India’s Oil and Natural Gas Corporation (ONGC)  will soon auction more than 60 of its small and marginal fields to private companies, according to several media reports. These fields contribute only 5 percent to ONGC’s total production, while 95 percent of its production comes from 60 large fields.

The marginal fields are usually considered uneconomical for development at the government-imposed price of $3.69 per million British thermal units between the period April and September 2019. ONGC’s fields will be auctioned under the production enhancement contracts (PEC) mechanism. Under PEC, private companies invest in technologies that will improve the production levels, while the fields’ ownership still remains with ONGC.

In January 2019, the government encouraged state-owned explorers to bring in the private sector to enhance production by finding methods to exploit its hydrocarbon resources and reduce dependence on foreign oil, the media reports said.

One of the sources close to the development said, “Global advisory services firm KPMG has received the mandate to run the PEC process for ONGC.
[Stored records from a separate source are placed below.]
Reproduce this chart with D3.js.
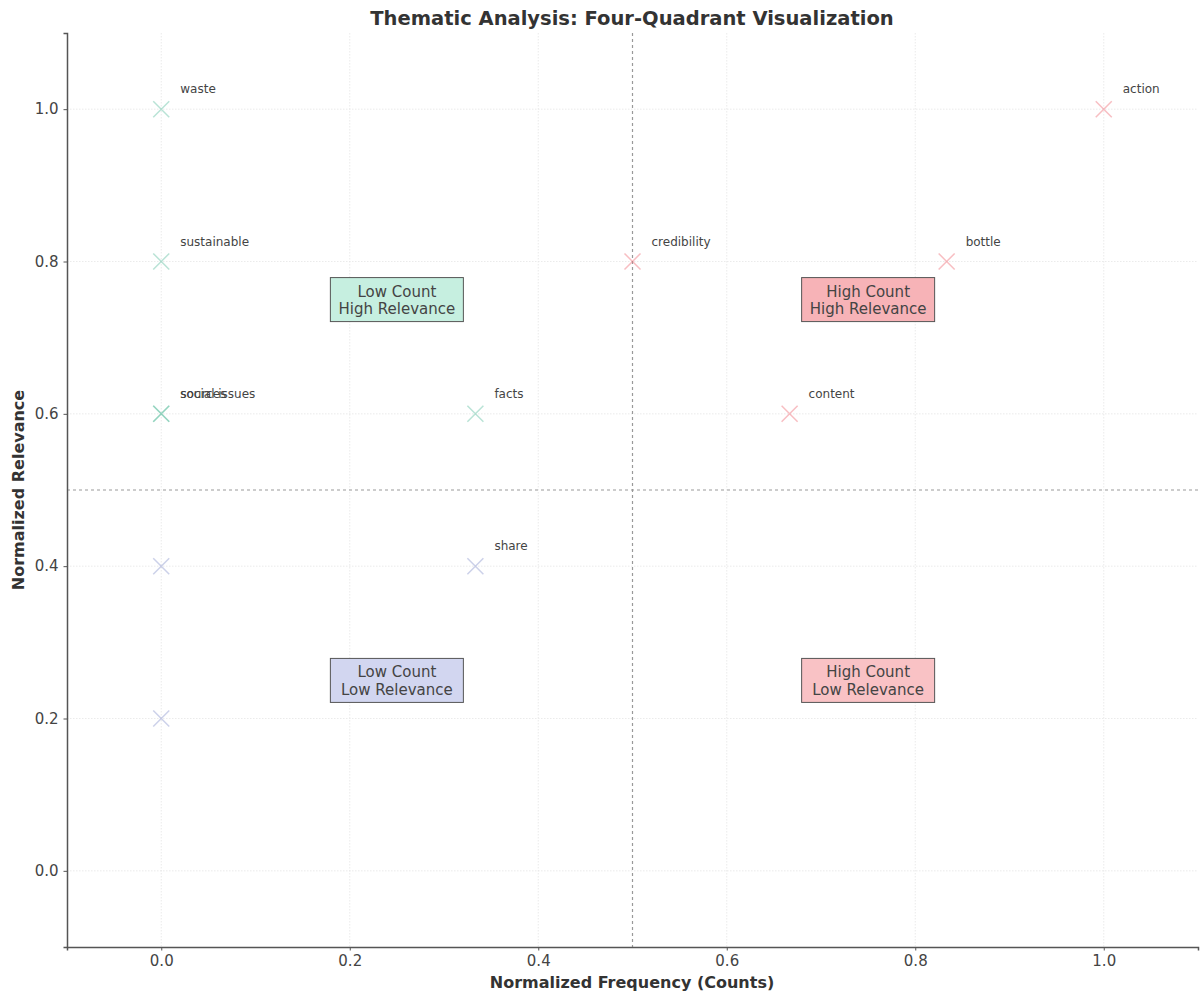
<!DOCTYPE html>
<html><head><meta charset="utf-8">
<script src="https://cdn.jsdelivr.net/npm/d3@7"></script>
<style>body{margin:0;background:#fff;font-family:"DejaVu Sans",sans-serif;}</style>
</head><body><svg id="c" width="1200" height="993"></svg>
<script>
const themes = ["waste","sustainable","social issues","sources","facts","credibility","bottle","action","content","share","",""];
const freq =   [0, 0, 0, 0, 0.3333, 0.5, 0.8333, 1.0, 0.6667, 0.3333, 0, 0];
const relev =  [1.0, 0.8, 0.6, 0.6, 0.6, 0.8, 0.8, 1.0, 0.6, 0.4, 0.4, 0.2];
const quadrant=["LH","LH","LH","LH","LH","HH","HH","HH","HH","LL","LL","LL"];
const ticks = [0.0, 0.2, 0.4, 0.6, 0.8, 1.0];
const boxLabels = [["Low Count","High Relevance"],["High Count","High Relevance"],["Low Count","Low Relevance"],["High Count","Low Relevance"]];
const boxX = [0.25, 0.75, 0.25, 0.75];
const boxY = [0.75, 0.75, 0.25, 0.25];
const boxQ = ["LH","HH","LL","HL"];

const markerColor = {LH:"#66c2a5", HH:"#f0707a", LL:"#8f9ad0", HL:"#f0707a"};
const boxFill = {LH:"#c6efe0", HH:"#f7b3b7", LL:"#d2d6f0", HL:"#f9c2c5"};

const svg = d3.select("#c");
const m = {l:67, r:1198, t:33, b:947};
const x = d3.scaleLinear().domain([-0.1,1.1]).range([m.l,m.r]);
const y = d3.scaleLinear().domain([-0.1,1.1]).range([m.b,m.t]);

// grid
const g = svg.append("g");
g.selectAll(".gx").data(ticks).join("line").attr("x1",d=>x(d)).attr("x2",d=>x(d)).attr("y1",m.t).attr("y2",m.b)
 .attr("stroke","#e6e6e6").attr("stroke-width",0.8).attr("stroke-dasharray","1.5,1.5");
g.selectAll(".gy").data(ticks).join("line").attr("y1",d=>y(d)).attr("y2",d=>y(d)).attr("x1",m.l).attr("x2",m.r)
 .attr("stroke","#e6e6e6").attr("stroke-width",0.8).attr("stroke-dasharray","1.5,1.5");

// dashed quadrant lines
svg.append("line").attr("x1",x(0.5)).attr("x2",x(0.5)).attr("y1",m.t).attr("y2",m.b)
 .attr("stroke","#999").attr("stroke-width",1.2).attr("stroke-dasharray","3,3");
svg.append("line").attr("y1",y(0.5)).attr("y2",y(0.5)).attr("x1",m.l).attr("x2",m.r)
 .attr("stroke","#999").attr("stroke-width",1.2).attr("stroke-dasharray","3,3");

// axes
const xa = svg.append("g").attr("transform",`translate(0,${m.b})`)
 .call(d3.axisBottom(x).tickValues(ticks).tickFormat(d3.format(".1f")).tickSize(3.5).tickPadding(5));
const ya = svg.append("g").attr("transform",`translate(${m.l},0)`)
 .call(d3.axisLeft(y).tickValues(ticks).tickFormat(d3.format(".1f")).tickSize(3.5).tickPadding(5));
[xa,ya].forEach(a=>{
  a.select(".domain").attr("stroke","#555").attr("stroke-width",1.5);
  a.selectAll(".tick line").attr("stroke","#555");
  a.selectAll(".tick text").attr("fill","#444").attr("font-size",15).attr("font-family","DejaVu Sans");
});

// points
const data = themes.map((t,i)=>({t, f:freq[i], r:relev[i], q:quadrant[i]}));
const s = 8;
const pts = svg.append("g").selectAll("g").data(data).join("g")
 .attr("transform",d=>`translate(${x(d.f)},${y(d.r)})`);
pts.append("path").attr("d",`M${-s},${-s}L${s},${s}M${-s},${s}L${s},${-s}`)
 .attr("stroke",d=>markerColor[d.q]).attr("stroke-width",1.5).attr("opacity",0.45);
pts.append("text").text(d=>d.t).attr("x",19).attr("y",-16)
 .attr("font-size",12).attr("fill","#444").attr("font-family","DejaVu Sans");

// boxes
const bw = 133, bh = 44;
boxLabels.forEach((lab,i)=>{
  const cx = x(boxX[i]), cy = y(boxY[i]);
  svg.append("rect").attr("x",cx-bw/2).attr("y",cy-bh/2).attr("width",bw).attr("height",bh)
   .attr("fill",boxFill[boxQ[i]]).attr("stroke","#555").attr("stroke-width",1);
  lab.forEach((l,j)=>{
    svg.append("text").text(l).attr("x",cx).attr("y",cy + (j===0?-3:14.5))
     .attr("text-anchor","middle").attr("font-size",15).attr("fill","#444").attr("font-family","DejaVu Sans");
  });
});

// titles
svg.append("text").text("Thematic Analysis: Four-Quadrant Visualization").attr("x",632).attr("y",25)
 .attr("text-anchor","middle").attr("font-weight","bold").attr("font-size",19.5).attr("fill","#333");
svg.append("text").text("Normalized Frequency (Counts)").attr("x",632).attr("y",988)
 .attr("text-anchor","middle").attr("font-weight","bold").attr("font-size",16).attr("fill","#333");
svg.append("text").text("Normalized Relevance").attr("transform",`translate(24,${(m.t+m.b)/2}) rotate(-90)`)
 .attr("text-anchor","middle").attr("font-weight","bold").attr("font-size",16).attr("fill","#333");
</script></body></html>
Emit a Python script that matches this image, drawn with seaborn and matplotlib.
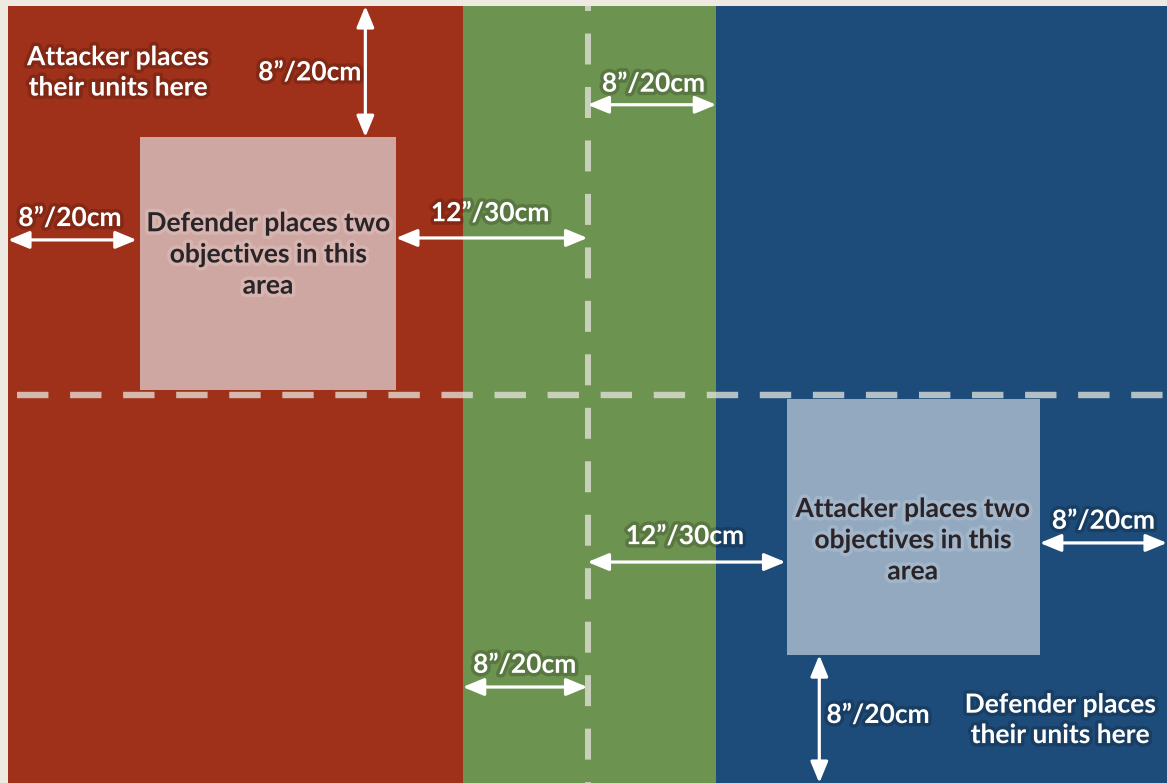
import matplotlib
matplotlib.use("Agg")
import matplotlib.pyplot as plt
import matplotlib.patheffects as pe
from matplotlib.patches import Rectangle
import seaborn as sns

# board is 72" x 48", y measured from the top edge
board_w = 72
board_h = 48
centre_x = 36
centre_y = 24

zone_names = ["attacker", "middle", "defender"]
zone_left = [0, 28.25, 44]
zone_right = [28.25, 44, 72]
zone_colors = ["#9f311a", "#6d9350", "#1e4c7a"]

obj_labels = ["Defender places two\nobjectives in this\narea",
              "Attacker places two\nobjectives in this\narea"]
obj_x0 = [8.2, 48.4]
obj_x1 = [24.1, 64.1]
obj_y0 = [8.1, 24.25]
obj_y1 = [23.7, 40.1]
obj_colors = ["#cfa7a2", "#93a9c0"]
obj_text_x = [16.15, 56.2]
obj_text_y = [15.35, 33.0]

deploy_labels = ["Attacker places\ntheir units here", "Defender places\ntheir units here"]
deploy_x = [6.83, 65.35]
deploy_y = [4.1, 44.1]

# measurement arrows: start, end and label position (inches)
arr_x0 = [22.2, 0, 24.1, 36, 64.1, 36, 28.25, 50.4]
arr_y0 = [0, 14.45, 14.33, 6.1, 33.17, 34.35, 42.07, 40.1]
arr_x1 = [22.2, 8, 36, 44, 72, 48.3, 36, 50.4]
arr_y1 = [8.1, 14.45, 14.33, 6.1, 33.17, 34.35, 42.07, 48]
arr_labels = ["8\u201d/20cm", "8\u201d/20cm", "12\u201d/30cm", "8\u201d/20cm",
              "8\u201d/20cm", "12\u201d/30cm", "8\u201d/20cm", "8\u201d/20cm"]
lab_x = [18.75, 3.85, 29.95, 40.1, 68.05, 42.05, 32.1, 54.05]
lab_y = [4.1, 13.1, 12.8, 4.8, 31.8, 32.75, 40.7, 43.8]

sns.set_theme(style="white")
plt.rcParams["font.family"] = ["Lato", "DejaVu Sans"]
plt.rcParams["lines.scale_dashes"] = False

fig = plt.figure(figsize=(11.67, 7.83), dpi=100)
fig.patch.set_facecolor("#eee9e1")
ax = fig.add_axes([8 / 1167, 0, 1159 / 1167, 777 / 783])
ax.set_xlim(0, board_w)
ax.set_ylim(board_h, 0)
ax.axis("off")

for l, r, c in zip(zone_left, zone_right, zone_colors):
    ax.axvspan(l, r, color=c, lw=0)

for x0, x1, y0, y1, c in zip(obj_x0, obj_x1, obj_y0, obj_y1, obj_colors):
    ax.add_patch(Rectangle((x0, y0), x1 - x0, y1 - y0, facecolor=c, edgecolor="none"))

dash = "#e8e6de"
ax.plot([centre_x, centre_x], [0, board_h], color=dash, alpha=0.75, lw=4.3,
        ls=(18.7, (22.3, 16.2)), dash_capstyle="butt")
ax.plot([0, board_w], [centre_y, centre_y], color=dash, alpha=0.75, lw=4.6,
        ls=(31.7, (22.6, 15.6)), dash_capstyle="butt")

glow_dark = [pe.withStroke(linewidth=5, foreground="#000000", alpha=0.18)]
glow_light = [pe.withStroke(linewidth=5, foreground="#ffffff", alpha=0.15)]

for x0, y0, x1, y1 in zip(arr_x0, arr_y0, arr_x1, arr_y1):
    ax.annotate("", xy=(x1, y1), xytext=(x0, y0),
                arrowprops=dict(arrowstyle="<|-|>,head_length=0.8,head_width=0.33",
                                color="white", lw=2.3, mutation_scale=16,
                                shrinkA=0, shrinkB=0))

fs = 19
for t, x, y in zip(arr_labels, lab_x, lab_y):
    ax.text(x, y, t, color="white", fontsize=fs, fontweight="bold",
            ha="center", va="center", path_effects=glow_dark)

for t, x, y in zip(deploy_labels, deploy_x, deploy_y):
    ax.text(x, y, t, color="white", fontsize=fs, fontweight="bold",
            ha="center", va="center", linespacing=1.32, path_effects=glow_dark)

for t, x, y in zip(obj_labels, obj_text_x, obj_text_y):
    ax.text(x, y, t, color="#2a2428", fontsize=fs, fontweight="bold",
            ha="center", va="center", linespacing=1.36, path_effects=glow_light)

fig.savefig("out.png", dpi=100, facecolor=fig.get_facecolor())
“PEC is a priority as the government is attributing an enormous amount of importance to it. Besides, stagnating domestic production of oil and gas is a major concern. So, as a consequence of that, ONGC has decided to offer its hydrocarbon blocks to other explorers.”

In the first quarter of 2019, ONGC’s net profit dropped the most in the 13 quarters because of low crude oil prices and high costs. That said, its net profit slumped 51 percent in the same period.

Another source close to the matter said, “While the terms of the condition of the PEC are still being worked out, ONGC is looking at something that is more holistic than what it has attempted in the past.”